Au nouveau monde qui point

Quand j’avais 17 ans, que j’étais lycéenne en région parisienne à la fin des années 80, je pestais contre mon époque et je pensais être née trop tard. Trop tard dans une société d’individualistes, d’orgueilleux où le fric était roi, où l’argent était l’unique sens que l’on pouvait donner à sa vie. J’étudiais avec passion l’histoire des révolutions, et je me languissais de n’être pas née au bon moment, trop tard pour changer le système bien établi.
Aujourd’hui, j’ai plus de 40 ans, et je pense que peut-être je suis née au bon moment, au moment charnière où ce système va enfin mourir. Que je suis née à cette époque charnière qui va voir la fin d’un monde et l’émergence d’un monde inconnu.

Nous vivons à cette époque, on le voit bien tous les jours dans les journaux, à la radio, à la télévision, sur internet, dans les discussions quotidienne, où l’ancien monde s’écroule. Mais cela ne se fait pas sans difficultés, et avant cela, les extrêmes poussent plus vite que des champignons. On ressent dans notre pays le clivage toujours plus fort entre deux paradigmes politiques, entre deux visions totalement opposées du monde. L’une, qui selon moi est réactionnaire, conformiste, individualiste, identitaire et communautaire, raciste, presque fasciste parfois, tournée vers ce passé qui est en train de sombrer, qui dénonce la mondialisation pour mieux se réfugier dans un capitalisme national, qui s’arc-boute sur une organisation politique institutionnelle d’un Etat-nation à bout de souffle, qui vante encore les mérite d’une politique telle qu’on la pratiquait sous la IIIe République, qui veut défendre les « valeurs » d’une société qui serait fondée sur un monothéisme, une sexualité hétérosexuelle, un patriarcat, la figure héroïque de l’entrepreneur.

De l’autre, une vision encore un peu flou de ce que pourrait être le monde de demain. Moins d’individus mais pas autant de collectif qu’en 1917 : un individu enlacé dans des réseaux collectifs où le local prime sur le global. Un monde de la débrouille où l’énergie coûte si cher qu’il faut réapprendre les réflexes perdus de nos grands-parents, où la nourriture est si mauvaise qu’il faut réapprendre à trouver son pain et ses légumes près de chez soi. Est-ce réactionnaire ? Ou bien est-ce retrouver du bon sens, face à une réalité climatique, terrienne, naturelle qui ne pourra que balayer ceux qui ne s’y adapterons pas ? Un monde où la mixité, la tolérance ne sont pas que des mots d’un discours de campagne mais des objectifs, des actes et surtout une prise de conscience nécessaire pour notre survie propre.

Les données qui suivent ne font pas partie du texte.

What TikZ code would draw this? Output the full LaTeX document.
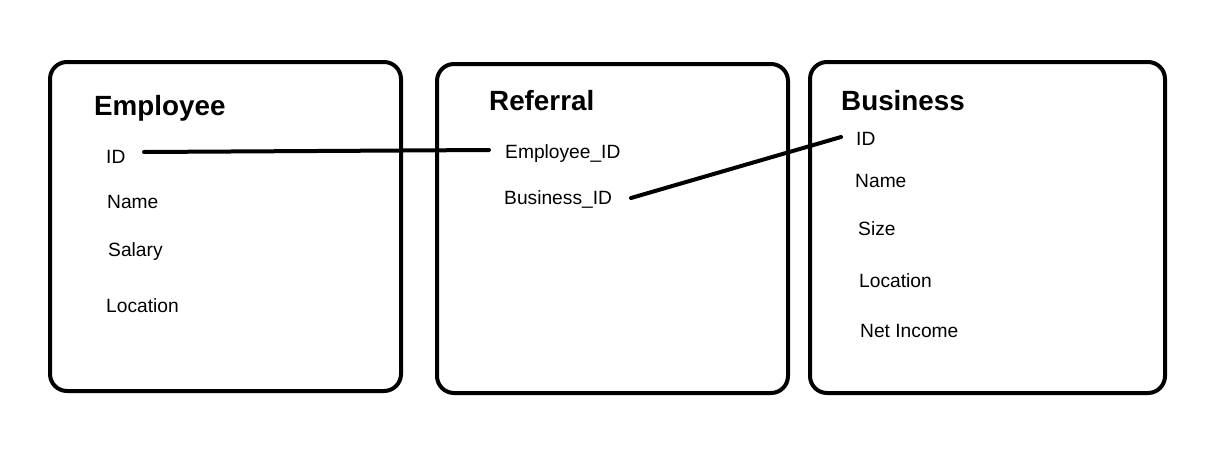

Ces deux paradigmes s’affrontent aujourd’hui. Sur les terres des ZAD du Tarn et de NDDL. Sur les pavés des villes de France. Dans les médias, dans les livres. On sent bien que cela bout, que les positions commencent à se former, que les forces commencent à se compter, que les armes se fourbissent, qu’elles soient matérielles ou intellectuelles. Les jeunes, en tout cas ceux que je fréquente au quotidien, sont prêts à défendre le monde dont il ont envie. Ce sont eux notre espoir, l’espoir qu’enfin quelque chose arrive. Qu’enfin le monde bouge, qu’il défasse ce que les banquiers, les irresponsables politiques, les semis-intellectuels ont mis 50 ans à construire dans notre dos, sans nous demander notre avis. Bien sûr, ce monde était celui du confort matériel, de la paix européenne, de la consommation et des loisirs. Ce qui est difficile c’est de faire le deuil de ce monde là. Je comprends la peur, les angoisses de certains, la plupart du temps des hommes blancs, hétérosexuels, la cinquantaine, cadres supérieurs urbains. Mais nous sommes rendus au même stade que cette époque sombre du Moyen Age, à la fin du XVe siècle, quand les moines s’indignaient que l’on allait perdre leur civilisation faite d’oralité et de manuscrits pour on se sait quel nouveau monde imprimé. On a oublié les moines depuis 500 ans, comme on oubliera demain deux qui polluent nos écrans et nos librairies avec leurs galimatias de peurs et de réactions.